## AIM:
How many lines of the material below contain the string "this"? Answer with the number and nothing else.

## SUPPLIED DATA:
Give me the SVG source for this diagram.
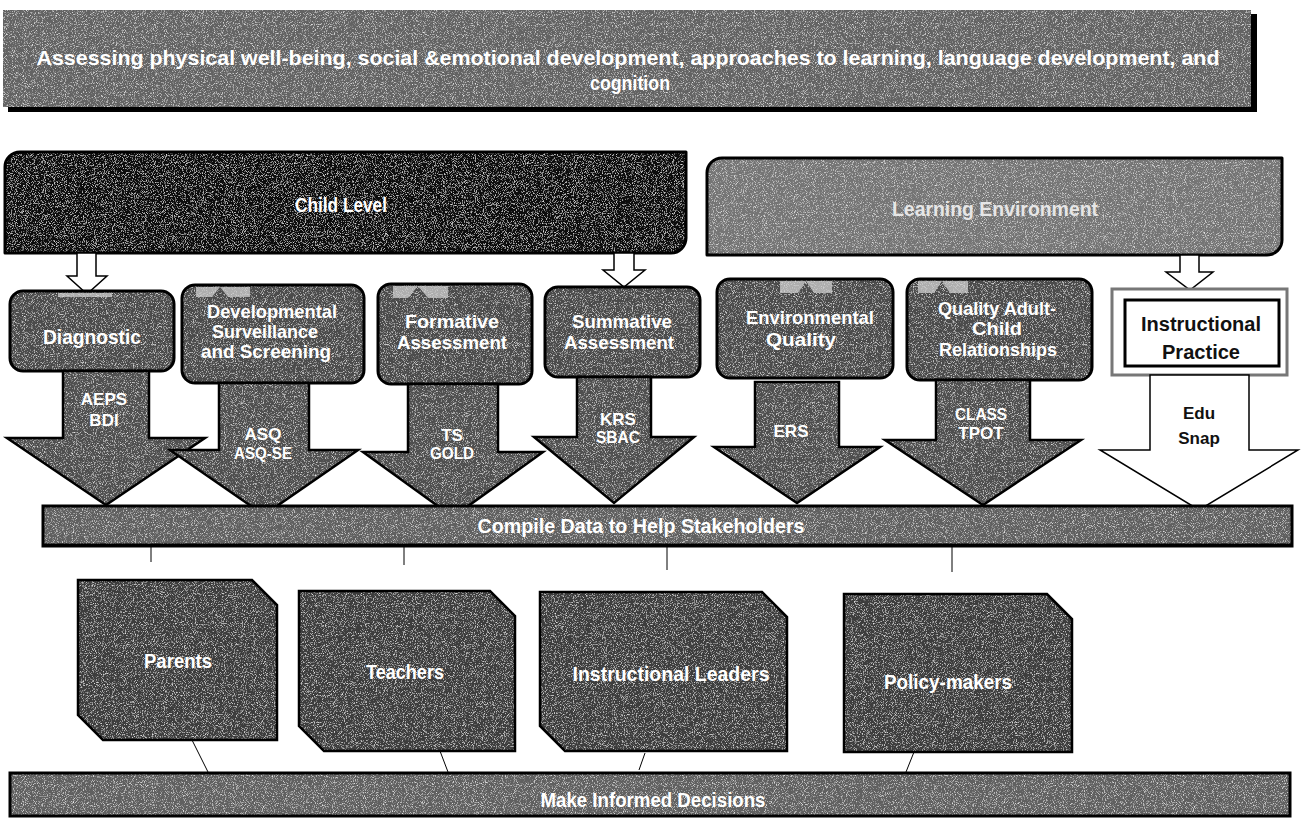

...

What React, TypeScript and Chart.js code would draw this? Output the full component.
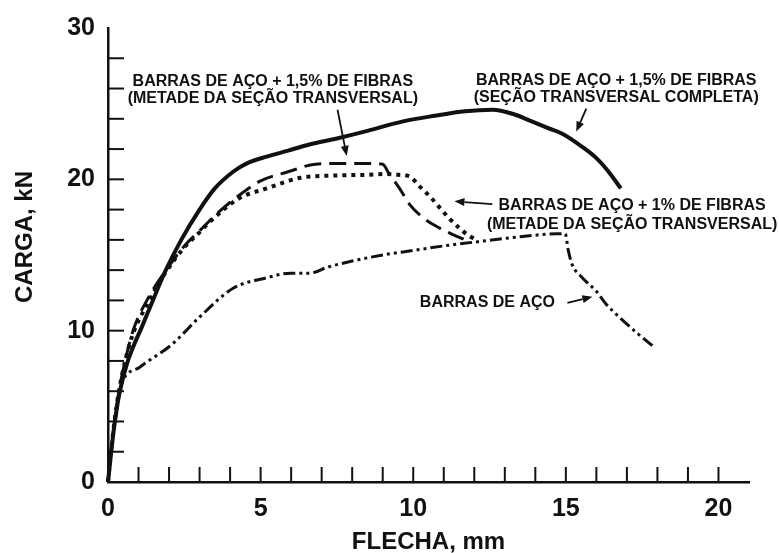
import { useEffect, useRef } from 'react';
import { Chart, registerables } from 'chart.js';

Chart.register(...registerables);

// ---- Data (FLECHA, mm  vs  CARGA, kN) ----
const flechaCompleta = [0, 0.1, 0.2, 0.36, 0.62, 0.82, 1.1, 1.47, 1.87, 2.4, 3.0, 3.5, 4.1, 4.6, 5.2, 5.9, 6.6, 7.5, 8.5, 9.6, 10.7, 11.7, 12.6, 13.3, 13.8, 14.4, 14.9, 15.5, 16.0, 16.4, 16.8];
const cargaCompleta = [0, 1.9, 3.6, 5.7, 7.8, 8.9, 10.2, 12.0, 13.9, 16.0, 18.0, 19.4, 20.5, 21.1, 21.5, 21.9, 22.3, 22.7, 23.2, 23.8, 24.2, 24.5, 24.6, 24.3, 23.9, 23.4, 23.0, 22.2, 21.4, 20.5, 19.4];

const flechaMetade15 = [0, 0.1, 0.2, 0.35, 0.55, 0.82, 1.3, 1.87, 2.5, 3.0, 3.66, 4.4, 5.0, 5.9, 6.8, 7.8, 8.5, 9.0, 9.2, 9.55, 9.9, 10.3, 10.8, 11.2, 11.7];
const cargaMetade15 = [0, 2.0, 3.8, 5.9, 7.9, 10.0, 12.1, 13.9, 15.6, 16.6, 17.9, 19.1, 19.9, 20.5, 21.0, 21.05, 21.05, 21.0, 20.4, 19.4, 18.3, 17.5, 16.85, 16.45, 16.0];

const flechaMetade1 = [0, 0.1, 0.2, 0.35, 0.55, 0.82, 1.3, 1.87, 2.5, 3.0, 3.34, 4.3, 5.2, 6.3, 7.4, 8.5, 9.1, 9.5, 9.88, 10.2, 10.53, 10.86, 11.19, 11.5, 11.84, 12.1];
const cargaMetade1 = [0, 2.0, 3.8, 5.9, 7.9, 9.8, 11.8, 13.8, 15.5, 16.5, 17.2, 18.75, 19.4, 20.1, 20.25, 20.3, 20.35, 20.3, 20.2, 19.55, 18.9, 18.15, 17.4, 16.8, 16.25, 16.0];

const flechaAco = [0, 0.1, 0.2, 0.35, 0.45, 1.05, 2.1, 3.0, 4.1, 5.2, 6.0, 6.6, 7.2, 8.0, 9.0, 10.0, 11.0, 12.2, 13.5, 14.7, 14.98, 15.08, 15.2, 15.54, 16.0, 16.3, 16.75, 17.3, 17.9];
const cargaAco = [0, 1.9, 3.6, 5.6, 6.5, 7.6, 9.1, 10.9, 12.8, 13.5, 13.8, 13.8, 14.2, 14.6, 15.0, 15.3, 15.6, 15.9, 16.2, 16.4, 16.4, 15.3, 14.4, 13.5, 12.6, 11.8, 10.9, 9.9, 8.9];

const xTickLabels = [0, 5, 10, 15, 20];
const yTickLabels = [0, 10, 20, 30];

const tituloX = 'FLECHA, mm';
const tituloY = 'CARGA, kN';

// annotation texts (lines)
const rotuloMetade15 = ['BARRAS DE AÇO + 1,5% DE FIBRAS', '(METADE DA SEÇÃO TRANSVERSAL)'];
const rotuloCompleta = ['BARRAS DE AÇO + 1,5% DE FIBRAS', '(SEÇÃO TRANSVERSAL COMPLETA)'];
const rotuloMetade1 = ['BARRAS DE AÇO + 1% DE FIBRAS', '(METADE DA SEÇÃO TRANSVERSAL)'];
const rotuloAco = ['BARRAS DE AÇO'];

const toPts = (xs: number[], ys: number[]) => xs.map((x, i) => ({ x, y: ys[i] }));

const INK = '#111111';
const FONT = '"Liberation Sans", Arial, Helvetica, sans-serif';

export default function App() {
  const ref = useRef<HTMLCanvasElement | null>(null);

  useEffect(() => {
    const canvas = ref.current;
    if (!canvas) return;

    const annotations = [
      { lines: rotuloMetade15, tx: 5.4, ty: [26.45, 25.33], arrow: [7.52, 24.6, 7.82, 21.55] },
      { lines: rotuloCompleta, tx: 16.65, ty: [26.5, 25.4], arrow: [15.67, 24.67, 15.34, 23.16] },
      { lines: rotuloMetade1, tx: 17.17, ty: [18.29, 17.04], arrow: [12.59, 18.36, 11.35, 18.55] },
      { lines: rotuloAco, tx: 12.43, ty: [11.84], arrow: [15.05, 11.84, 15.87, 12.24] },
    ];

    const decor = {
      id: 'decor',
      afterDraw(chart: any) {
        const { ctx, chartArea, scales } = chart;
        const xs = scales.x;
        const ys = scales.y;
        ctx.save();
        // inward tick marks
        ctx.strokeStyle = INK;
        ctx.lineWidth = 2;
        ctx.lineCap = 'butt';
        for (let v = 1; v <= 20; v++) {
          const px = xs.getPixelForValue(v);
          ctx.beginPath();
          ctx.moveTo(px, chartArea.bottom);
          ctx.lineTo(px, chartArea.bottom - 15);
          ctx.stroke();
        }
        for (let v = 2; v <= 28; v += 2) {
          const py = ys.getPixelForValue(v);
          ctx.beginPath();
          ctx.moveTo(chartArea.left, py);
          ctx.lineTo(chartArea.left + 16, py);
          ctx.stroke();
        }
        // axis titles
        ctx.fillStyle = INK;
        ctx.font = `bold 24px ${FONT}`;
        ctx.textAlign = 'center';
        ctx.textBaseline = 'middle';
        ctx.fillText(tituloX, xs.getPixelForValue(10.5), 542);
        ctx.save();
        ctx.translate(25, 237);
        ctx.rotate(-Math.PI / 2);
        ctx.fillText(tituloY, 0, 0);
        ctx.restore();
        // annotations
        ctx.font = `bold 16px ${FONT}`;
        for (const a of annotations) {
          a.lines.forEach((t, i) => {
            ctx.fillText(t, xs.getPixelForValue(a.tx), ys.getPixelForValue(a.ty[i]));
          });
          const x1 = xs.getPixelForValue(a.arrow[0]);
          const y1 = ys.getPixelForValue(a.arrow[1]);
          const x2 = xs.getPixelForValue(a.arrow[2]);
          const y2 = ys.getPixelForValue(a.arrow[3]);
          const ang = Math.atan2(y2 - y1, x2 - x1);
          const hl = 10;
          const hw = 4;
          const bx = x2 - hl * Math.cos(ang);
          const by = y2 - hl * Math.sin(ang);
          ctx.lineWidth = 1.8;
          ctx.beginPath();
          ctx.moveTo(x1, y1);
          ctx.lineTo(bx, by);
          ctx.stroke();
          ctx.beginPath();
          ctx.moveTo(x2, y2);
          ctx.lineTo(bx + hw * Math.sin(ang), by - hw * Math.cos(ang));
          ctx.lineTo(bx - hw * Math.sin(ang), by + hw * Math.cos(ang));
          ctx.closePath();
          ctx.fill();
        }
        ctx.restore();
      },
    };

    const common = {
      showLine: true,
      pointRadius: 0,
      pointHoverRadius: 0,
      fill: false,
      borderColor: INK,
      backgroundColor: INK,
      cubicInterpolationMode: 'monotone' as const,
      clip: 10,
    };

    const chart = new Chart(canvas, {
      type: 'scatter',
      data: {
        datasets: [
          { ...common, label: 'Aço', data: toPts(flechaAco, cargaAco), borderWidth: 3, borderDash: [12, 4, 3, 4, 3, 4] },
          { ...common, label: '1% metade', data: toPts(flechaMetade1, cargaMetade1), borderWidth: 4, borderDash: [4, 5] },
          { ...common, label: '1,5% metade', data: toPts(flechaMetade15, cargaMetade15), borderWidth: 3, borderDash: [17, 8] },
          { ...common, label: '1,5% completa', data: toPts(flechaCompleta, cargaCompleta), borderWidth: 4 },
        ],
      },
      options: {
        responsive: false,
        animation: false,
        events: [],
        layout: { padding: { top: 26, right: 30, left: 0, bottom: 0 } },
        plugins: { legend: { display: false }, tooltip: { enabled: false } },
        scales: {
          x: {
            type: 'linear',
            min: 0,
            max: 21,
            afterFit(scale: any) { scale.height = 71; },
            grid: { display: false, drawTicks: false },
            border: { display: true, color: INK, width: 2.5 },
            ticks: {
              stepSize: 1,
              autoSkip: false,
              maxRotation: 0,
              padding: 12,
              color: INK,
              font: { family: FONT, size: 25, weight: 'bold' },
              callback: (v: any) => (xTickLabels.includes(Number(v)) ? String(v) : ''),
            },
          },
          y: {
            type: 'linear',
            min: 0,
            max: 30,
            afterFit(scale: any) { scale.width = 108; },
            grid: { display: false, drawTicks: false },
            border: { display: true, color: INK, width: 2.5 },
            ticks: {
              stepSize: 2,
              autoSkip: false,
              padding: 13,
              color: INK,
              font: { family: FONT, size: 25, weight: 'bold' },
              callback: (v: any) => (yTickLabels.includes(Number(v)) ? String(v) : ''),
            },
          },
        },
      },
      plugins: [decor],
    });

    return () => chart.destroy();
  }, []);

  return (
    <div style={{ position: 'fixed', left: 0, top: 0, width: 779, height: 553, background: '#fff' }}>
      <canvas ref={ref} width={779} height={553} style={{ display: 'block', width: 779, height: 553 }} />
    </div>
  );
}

## EXPECTED ANSWER:
2